O projeto disciplina os Serviços de Comunicação Audiovisual e substitui "a velha lei da ditadura", como ela se refere à Lei de Radiodifusão, promulgada em 1980, durante o governo do general Jorge Videla (1976-1981), e ainda em vigor.
É objetivo declarado da presidente que o novo texto cerceie os "monopólios" de comunicação, em nome da construção "de uma Argentina mais democrática e mais plural".
A nova lei estipula que a exploração dos serviços de rádio e TV por empresas "com objetivo de lucro" seja restrita a 33% das concessões. O restante se divide entre Estado e entidades como igrejas e sindicatos.
Além do rádio e da TV aberta, o projeto regula TV a cabo, telefonia e internet. "Seria ingênuo não admitir a necessidade dessa norma dar um salto às novas tecnologias. Quando se sancionou a lei, o mais moderno que havia em telecomunicação era o fax", disse Cristina.
Se aprovado sem alterações, o projeto do governo será desfavorável aos interesses econômicos de diversas empresas atuantes no setor, como o grupo Clarín, atualmente considerado pela Presidência como um robusto adversário.

"Extorsão"
No ato de assinatura do projeto, transmitido em cadeia de rádio e TV, Cristina afirmou que "liberdade de expressão não pode se converter em liberdade de extorsão; liberdade de imprensa não pode ser confundida com a liberdade dos proprietários da imprensa".
Legisladores da oposição reagiram imediatamente. Tentarão fazer com que o projeto não seja apreciado antes de dezembro, quando o governo perde maioria no Congresso, com a posse dos representantes eleitos em junho passado.
O deputado Francisco De Narváez, rival dos Kirchner e alçado à condição de "estrela" após o pleito, classificou de "mal-intencionado" o envio do projeto neste momento.
"É uma lei que muda o curso [da vida] dos argentinos, para um lado ou para o outro. Como [os Kirchner] não podem melhorar a realidade, vão tentar ocultá-la nos meios de comunicação. Com essa lei, vão influenciar a opinião pública, desenhando uma realidade que não existe", disse De Narváez.

Concorrência
O deputado é sócio de um importante canal de TV argentino. A nova lei veta aos membros do Legislativo a propriedade de meios de comunicação.
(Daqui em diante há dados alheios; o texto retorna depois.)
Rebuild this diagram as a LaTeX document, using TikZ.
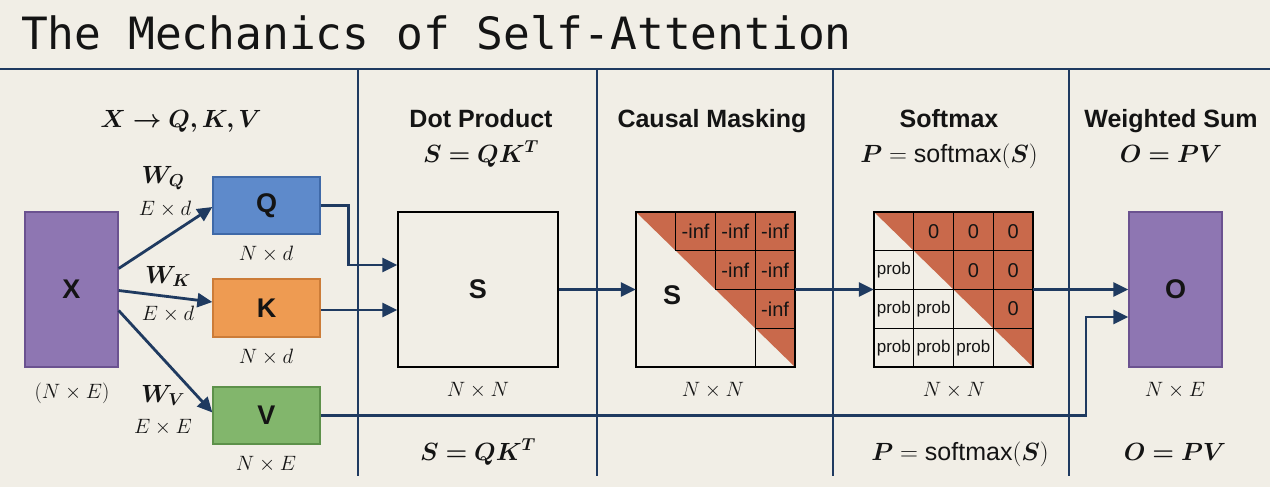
\documentclass[tikz,border=0pt]{standalone}
\usepackage{amsmath,bm}
\usepackage[no-math]{fontspec}
\setmainfont{Liberation Sans}
\newfontfamily\titlefont{DejaVu Sans Mono}
\usetikzlibrary{arrows.meta,calc}
\definecolor{bg}{HTML}{F1EEE6}
\definecolor{navy}{HTML}{1F3A60}
\definecolor{purp}{HTML}{8E76B2}
\definecolor{purpd}{HTML}{6B5290}
\definecolor{qblue}{HTML}{5E8ACB}
\definecolor{qblued}{HTML}{3F69A8}
\definecolor{korange}{HTML}{EE9B52}
\definecolor{koranged}{HTML}{CC7C38}
\definecolor{vgreen}{HTML}{82B66C}
\definecolor{vgreend}{HTML}{5D914A}
\definecolor{maskc}{HTML}{C9694B}
\definecolor{ink}{HTML}{141414}
\tikzset{
  boxlbl/.style={font=\bfseries\fontsize{27}{30}\selectfont, text=ink, inner sep=0pt},
  mbox/.style={boxlbl, draw, line width=1.3pt, minimum width=#1, inner sep=0pt},
  conn/.style={navy, line width=2.8pt, -{Triangle[length=15pt,width=14pt]}},
  sepline/.style={navy, line width=1.6pt},
  head/.style={font=\bfseries\fontsize{25}{30}\selectfont, text=ink, anchor=base, inner sep=0pt},
  mhead/.style={font=\fontsize{25}{30}\selectfont, text=ink, anchor=base, inner sep=0pt},
  dim/.style={font=\fontsize{21}{24}\selectfont, text=ink, anchor=base, inner sep=0pt},
  wlbl/.style={font=\fontsize{25}{28}\selectfont, text=ink, anchor=base, inner sep=0pt},
  cell/.style={font=\fontsize{20}{22}\selectfont, text=ink, inner sep=0pt},
  pcell/.style={font=\fontsize{17}{20}\selectfont, text=ink, inner sep=0pt},
  gridl/.style={black, line width=0.9pt}
}
\begin{document}
\begin{tikzpicture}[x=1pt,y=-1pt]
\fill[bg] (0,0) rectangle (1270,487);
\useasboundingbox (0,0) rectangle (1270,487);

% title
\node[anchor=base west, inner sep=0pt, font=\titlefont\fontsize{44.5}{50}\selectfont, text=ink] (title) at (21,50) {The Mechanics of Self-Attention};

% separators
\draw[navy, line width=2pt] (0,69) -- (1270,69);
\foreach \sx in {358,597,833,1069} \draw[sepline] (\sx,69) -- (\sx,476);

% headings
\node[mhead] (h1) at (181,127) {$\bm{X \rightarrow Q,K,V}$};
\node[head] (h2) at (481,127) {Dot Product};
\node[mhead] (h2m) at (481,162) {$\bm{S = QK^T}$};
\node[head] (h3) at (712,127) {Causal Masking};
\node[head] (h4) at (949,127) {Softmax};
\node[mhead] (h4m) at (949,162) {$\bm{P} = \text{softmax}(\bm{S})$};
\node[head] (h5) at (1171,127) {Weighted Sum};
\node[mhead] (h5m) at (1171,162) {$\bm{O = PV}$};

% bottom formulas
\node[mhead] (b2) at (478,460) {$\bm{S = QK^T}$};
\node[mhead] (b4) at (960,460) {$\bm{P} = \text{softmax}(\bm{S})$};
\node[mhead] (b5) at (1175,460) {$\bm{O = PV}$};

% boxes
\node[mbox=93pt, minimum height=155pt, fill=purp, draw=purpd] (X) at (71.5,289.5) {X};
\node[mbox=107pt, minimum height=57pt, fill=qblue, draw=qblued] (Q) at (266.5,205.5) {Q};
\node[mbox=107pt, minimum height=58pt, fill=korange, draw=koranged] (K) at (266.5,308) {K};
\node[mbox=107pt, minimum height=57pt, fill=vgreen, draw=vgreend] (V) at (266.5,415.5) {V};
\node[mbox=160pt, minimum height=155pt, fill=bg, draw=black] (S) at (478,289.5) {S};
\node[mbox=93pt, minimum height=155pt, fill=purp, draw=purpd] (O) at (1175.5,289.5) {O};

% dimension labels
\node[dim] (dX) at (72,398) {$(N\times E)$};
\node[dim] (dQ) at (266,260) {$N\times d$};
\node[dim] (dK) at (266,363) {$N\times d$};
\node[dim] (dV) at (266,470) {$N\times E$};
\node[dim] (dS) at (478,396) {$N\times N$};
\node[dim] (dM) at (713,396) {$N\times N$};
\node[dim] (dP) at (954,396) {$N\times N$};
\node[dim] (dO) at (1175,396) {$N\times E$};

% mask matrix
\node[draw=none, minimum width=159pt, minimum height=155pt, inner sep=0pt] (M) at (715.5,289.5) {};
\fill[maskc] (M.north west) -- (M.north east) -- (M.south east) -- cycle;
\draw[gridl] (675.75,212) -- (675.75,250.75);
\draw[gridl] (715.5,212) -- (715.5,289.5);
\draw[gridl] (755.25,212) -- (755.25,367);
\draw[gridl] (675.75,250.75) -- (795,250.75);
\draw[gridl] (715.5,289.5) -- (795,289.5);
\draw[gridl] (755.25,328.25) -- (795,328.25);
\draw[black, line width=1.5pt] (M.north west) rectangle (M.south east);
\foreach \r/\c in {0/1,0/2,0/3,1/2,1/3,2/3}
  \node[cell] at ({636+(\c+0.5)*39.75},{212+(\r+0.5)*38.75}) {-inf};
\node[boxlbl] (MS) at (672,295) {S};

% softmax matrix
\node[draw=none, minimum width=159pt, minimum height=155pt, inner sep=0pt] (P) at (953.5,289.5) {};
\fill[maskc] (P.north west) -- (P.north east) -- (P.south east) -- cycle;
\foreach \i in {1,2,3} {
  \draw[gridl] ({874+\i*39.75},212) -- ({874+\i*39.75},367);
  \draw[gridl] (874,{212+\i*38.75}) -- (1033,{212+\i*38.75});
}
\draw[black, line width=1.5pt] (P.north west) rectangle (P.south east);
\foreach \r/\c in {0/1,0/2,0/3,1/2,1/3,2/3}
  \node[cell] at ({874+(\c+0.5)*39.75},{212+(\r+0.5)*38.75}) {0};
\foreach \r/\c in {1/0,2/0,2/1,3/0,3/1,3/2}
  \node[pcell] at ({874+(\c+0.5)*39.75},{212+(\r+0.5)*38.75}) {prob};

% weight labels
\node[wlbl] (WQ) at (163,183) {$\bm{W_Q}$};
\node[dim] (eQ) at (165,215) {$E\times d$};
\node[wlbl] (WK) at (168,283) {$\bm{W_K}$};
\node[dim] (eK) at (168,320) {$E\times d$};
\node[wlbl] (WV) at (163,402) {$\bm{W_V}$};
\node[dim] (eV) at (163,433) {$E\times E$};

% connectors
\draw[conn] ($(X.east)+(0,-21)$) -- ($(Q.west)+(0,1.5)$);
\draw[conn] ($(X.east)+(0,1)$) -- ($(K.west)+(0,-6)$);
\draw[conn] ($(X.east)+(0,21)$) -- ($(V.west)+(0,-3)$);
\draw[conn] (Q.east) -- ++(28,0) |- ($(S.west)+(0,-24.5)$);
\draw[conn] ($(K.east)+(0,2)$) -- ($(S.west)+(0,20.5)$);
\draw[conn] (S.east) -- (M.west);
\draw[conn] (M.east) -- (P.west);
\draw[conn] (P.east) -- (O.west);
\coordinate (vturn) at (1086,415.5);
\draw[conn] (V.east) -- (vturn) |- ($(O.west)+(0,27.5)$);
\end{tikzpicture}
\end{document}
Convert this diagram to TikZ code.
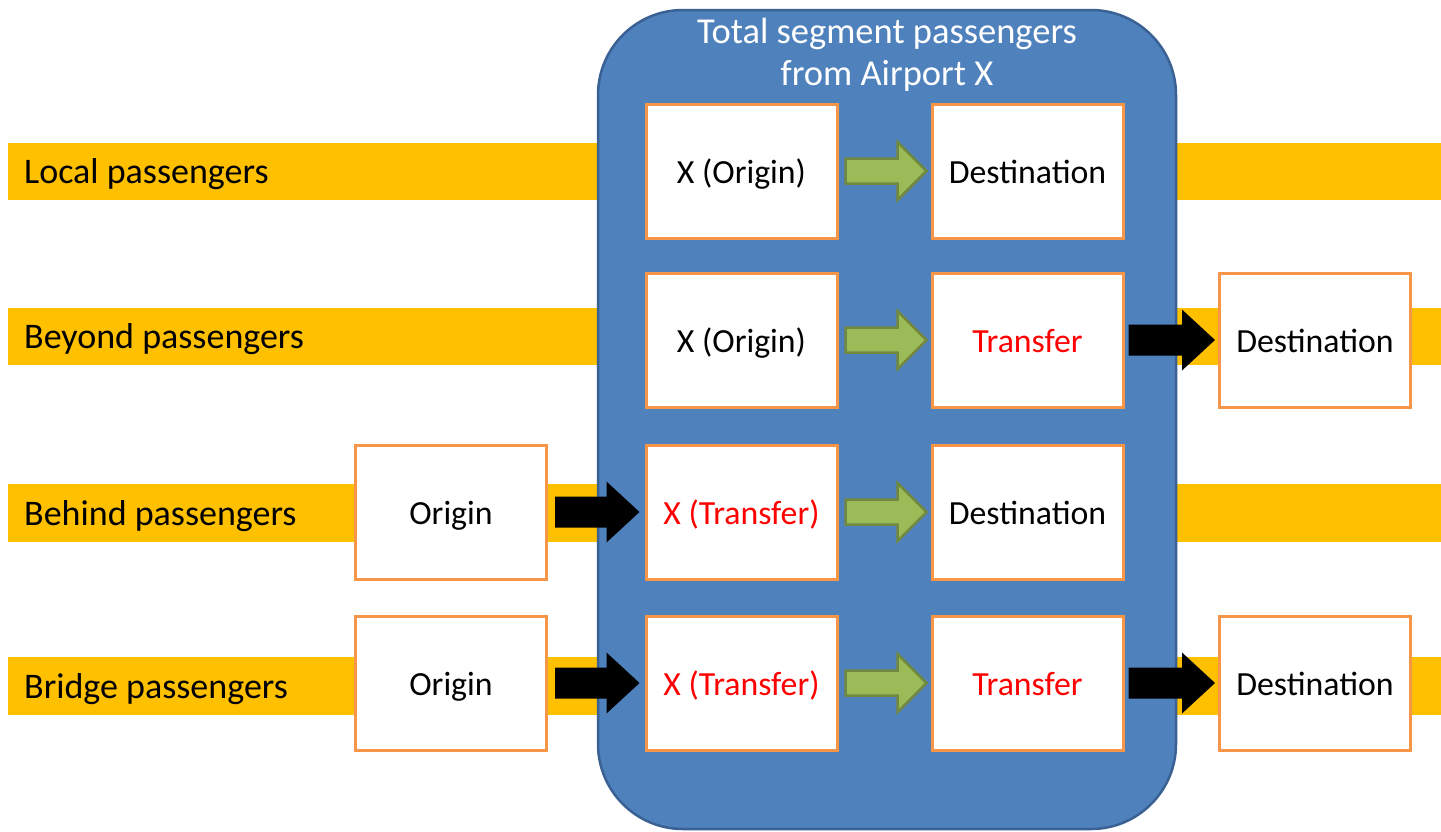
\documentclass[tikz,border=0pt]{standalone}
\usepackage{fontspec}
\setmainfont{Carlito}
\usetikzlibrary{calc}
\definecolor{bandgold}{HTML}{FFC000}
\definecolor{segblue}{HTML}{4F81BD}
\definecolor{segedge}{HTML}{3A6193}
\definecolor{boxorange}{HTML}{F79646}
\definecolor{arrgreen}{HTML}{9BBB59}
\definecolor{arredge}{HTML}{71893F}
\definecolor{hotred}{HTML}{FF0000}

% block arrow: style, start point, tip point, half shaft width, half head width, head length
\newcommand\blockarrow[6]{%
  \path[#1] let \p1=(#2), \p2=(#3) in
    (\x1,{\y1+#4}) -- ({\x2-#6},{\y1+#4}) -- ({\x2-#6},{\y1+#5}) -- (\x2,\y1)
    -- ({\x2-#6},{\y1-#5}) -- ({\x2-#6},{\y1-#4}) -- (\x1,{\y1-#4}) -- cycle;}

\begin{document}
\begin{tikzpicture}[x=1pt,y=-1pt,
  band/.style={fill=bandgold},
  rowlabel/.style={anchor=base west,inner sep=0pt,font=\fontsize{36}{43}\selectfont},
  segment/.style={fill=segblue,draw=segedge,line width=2.5pt,rounded corners=85pt},
  title/.style={align=center,text=white,inner sep=0pt,font=\fontsize{36.5}{42}\selectfont},
  stop/.style={draw=boxorange,fill=white,line width=3pt,minimum width=191pt,minimum height=134pt,
    inner sep=0pt,text height=25pt,text depth=0pt,font=\fontsize{33.8}{40}\selectfont},
  hub/.style={stop,text=hotred},
  greenarrow/.style={fill=arrgreen,draw=arredge,line width=2.5pt,line join=miter},
  blackarrow/.style={fill=black}]
\useasboundingbox (0,0) rectangle (1441,831);

% passenger bands
\fill[band] (8,143) rectangle (1441,200);
\fill[band] (8,308) rectangle (1441,365);
\fill[band] (8,484) rectangle (1441,542);
\fill[band] (8,657) rectangle (1441,715);

\node[rowlabel] (l1) at (24,183) {Local passengers};
\node[rowlabel] (l2) at (24,348) {Beyond passengers};
\node[rowlabel] (l3) at (24,525) {Behind passengers};
\node[rowlabel] (l4) at (24,698) {Bridge passengers};

% segment container
\path[segment] (598,10) rectangle (1176,829);
\node[title] (t) at (887,55) {Total segment passengers\\from Airport X};

% stops
\node[stop] (a1) at (741.5,171) {X (Origin)};
\node[stop] (b1) at (1027.5,171) {Destination};

\node[stop] (a2) at (741.5,340) {X (Origin)};
\node[hub]  (b2) at (1027.5,340) {Transfer};
\node[stop] (c2) at (1315,340) {Destination};

\node[stop] (o3) at (451,512) {Origin};
\node[hub]  (a3) at (741.5,512) {X (Transfer)};
\node[stop] (b3) at (1027.5,512) {Destination};

\node[stop] (o4) at (451,683) {Origin};
\node[hub]  (a4) at (741.5,683) {X (Transfer)};
\node[hub]  (b4) at (1027.5,683) {Transfer};
\node[stop] (c4) at (1315,683) {Destination};

% legs through X
\foreach \r in {1,2,3,4}{
  \blockarrow{greenarrow}{$(a\r.east)+(7,0)$}{$(b\r.west)+(-4,0)$}{12.5pt}{29pt}{29pt}
}

% connecting legs
\blockarrow{blackarrow}{$(o3.east)+(7,0)$}{$(a3.west)+(-5,0)$}{15.5pt}{30.5pt}{33pt}
\blockarrow{blackarrow}{$(o4.east)+(7,0)$}{$(a4.west)+(-5,0)$}{15.5pt}{30.5pt}{33pt}
\blockarrow{blackarrow}{$(b2.east)+(4,0)$}{$(c2.west)+(-3,0)$}{15.5pt}{30.5pt}{33pt}
\blockarrow{blackarrow}{$(b4.east)+(4,0)$}{$(c4.west)+(-3,0)$}{15.5pt}{30.5pt}{33pt}
\end{tikzpicture}
\end{document}
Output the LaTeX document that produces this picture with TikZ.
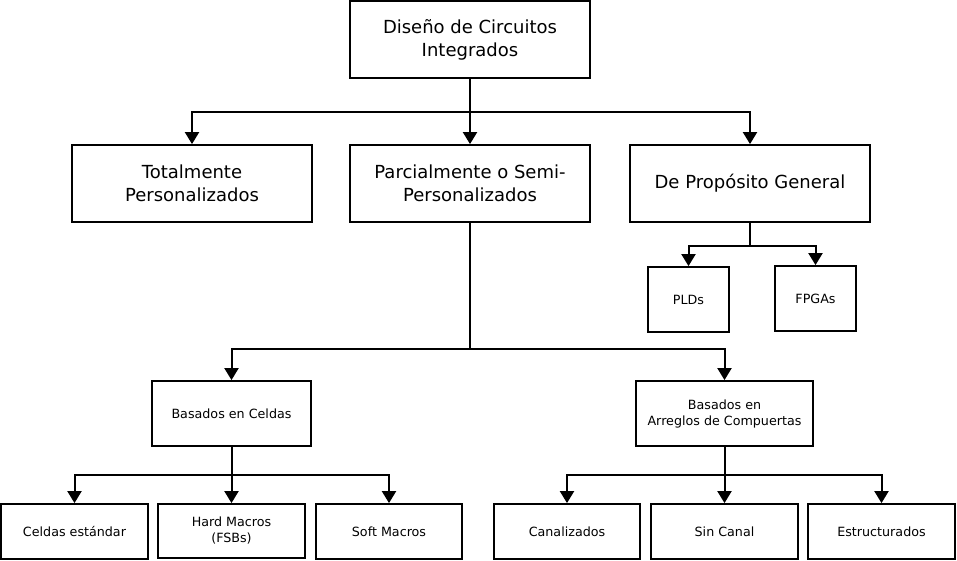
\documentclass[tikz,border=0pt]{standalone}
\usepackage{fontspec}
\setmainfont{DejaVu Sans}
\usetikzlibrary{arrows.meta}
\begin{document}
\begin{tikzpicture}[x=1pt,y=-1pt,
  box/.style={draw,line width=1.8pt,align=center,inner sep=0pt},
  bigbox/.style={box,minimum width=240pt,minimum height=77pt,font=\fontsize{18}{23}\selectfont},
  smallbox/.style={box,font=\fontsize{12.7}{16}\selectfont},
  arr/.style={line width=2pt,-{Triangle[width=14pt,length=12pt]}}]
\useasboundingbox (0,0) rectangle (957,561);
\node[bigbox] (top) at (470,39.5) {Diseño de Circuitos\\Integrados};
\node[bigbox] (tot) at (192,183.5) {Totalmente\\Personalizados};
\node[bigbox] (par) at (470,183.5) {Parcialmente o Semi-\\Personalizados};
\node[bigbox] (gen) at (750,183.5) {De Propósito General};
\node[smallbox,minimum width=81pt,minimum height=65pt] (pld) at (688.5,299.5) {PLDs};
\node[smallbox,minimum width=81pt,minimum height=65pt] (fpga) at (815.5,298.5) {FPGAs};
\node[smallbox,minimum width=159pt,minimum height=65pt] (cel) at (231.5,413.5) {Basados en Celdas};
\node[smallbox,minimum width=177pt,minimum height=65pt] (arr) at (724.5,413.5) {Basados en\\Arreglos de Compuertas};
\node[smallbox,minimum width=147pt,minimum height=55pt] (ce) at (74.5,531.5) {Celdas estándar};
\node[smallbox,minimum width=147pt,minimum height=54pt] (hm) at (231.5,531) {Hard Macros\\(FSBs)};
\node[smallbox,minimum width=146pt,minimum height=55pt] (sm) at (389,531.5) {Soft Macros};
\node[smallbox,minimum width=146pt,minimum height=55pt] (can) at (567,531.5) {Canalizados};
\node[smallbox,minimum width=147pt,minimum height=55pt] (sc) at (724.5,531.5) {Sin Canal};
\node[smallbox,minimum width=147pt,minimum height=55pt] (est) at (881.5,531.5) {Estructurados};
% top level
\draw[arr] (top.south) -- ++(0,33) -| (tot.north);
\draw[arr] (top.south) -- (par.north);
\draw[arr] (top.south) -- ++(0,33) -| (gen.north);
% general
\draw[arr] (gen.south) -- ++(0,23) -| (pld.north);
\draw[arr] (gen.south) -- ++(0,23) -| (fpga.north);
% parcial
\draw[arr] (par.south) -- ++(0,126) -| (cel.north);
\draw[arr] (par.south) -- ++(0,126) -| (arr.north);
% celdas
\draw[arr] (cel.south) -- ++(0,28) -| (ce.north);
\draw[arr] (cel.south) -- (hm.north);
\draw[arr] (cel.south) -- ++(0,28) -| (sm.north);
% arreglos
\draw[arr] (arr.south) -- ++(0,28) -| (can.north);
\draw[arr] (arr.south) -- (sc.north);
\draw[arr] (arr.south) -- ++(0,28) -| (est.north);
\end{tikzpicture}
\end{document}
Para De Narváez, "não é coincidência" o envio pelo governo do projeto de lei de Serviços de Comunicação Audiovisual no mesmo dia em que a Comissão Nacional de Defesa da Concorrência anunciou que obrigará a Telecom Itália a retirar seus investimentos feitos na Telecom Argentina, porque eles configuram monopólio. Ele vê nessa decisão um ataque ao empresariado.
O deputado Fernando Iglesias (Coalizão Cívica) também criticou o discurso da Casa Rosada por seu suposto viés antiempresarial. Segundo ele, a presidente "se apresenta como sendo de um governo nacional e popular que tem do lado contrário os monopólios".
O deputado citou que trabalhou "em defesa dos direitos humanos" antes de reprovar Cristina por dedicar o projeto "aos 118 jornalistas desaparecidos durante a ditadura, que, com suas vidas, deram o testemunho do verdadeiro exercício da liberdade de imprensa".
Disse Iglesias: "Estou farto de ver a presidente utilizando os desaparecidos para justificar tudo. Uma bandeira da sociedade argentina está sendo manuseada como se fosse a bandeira de um só governo".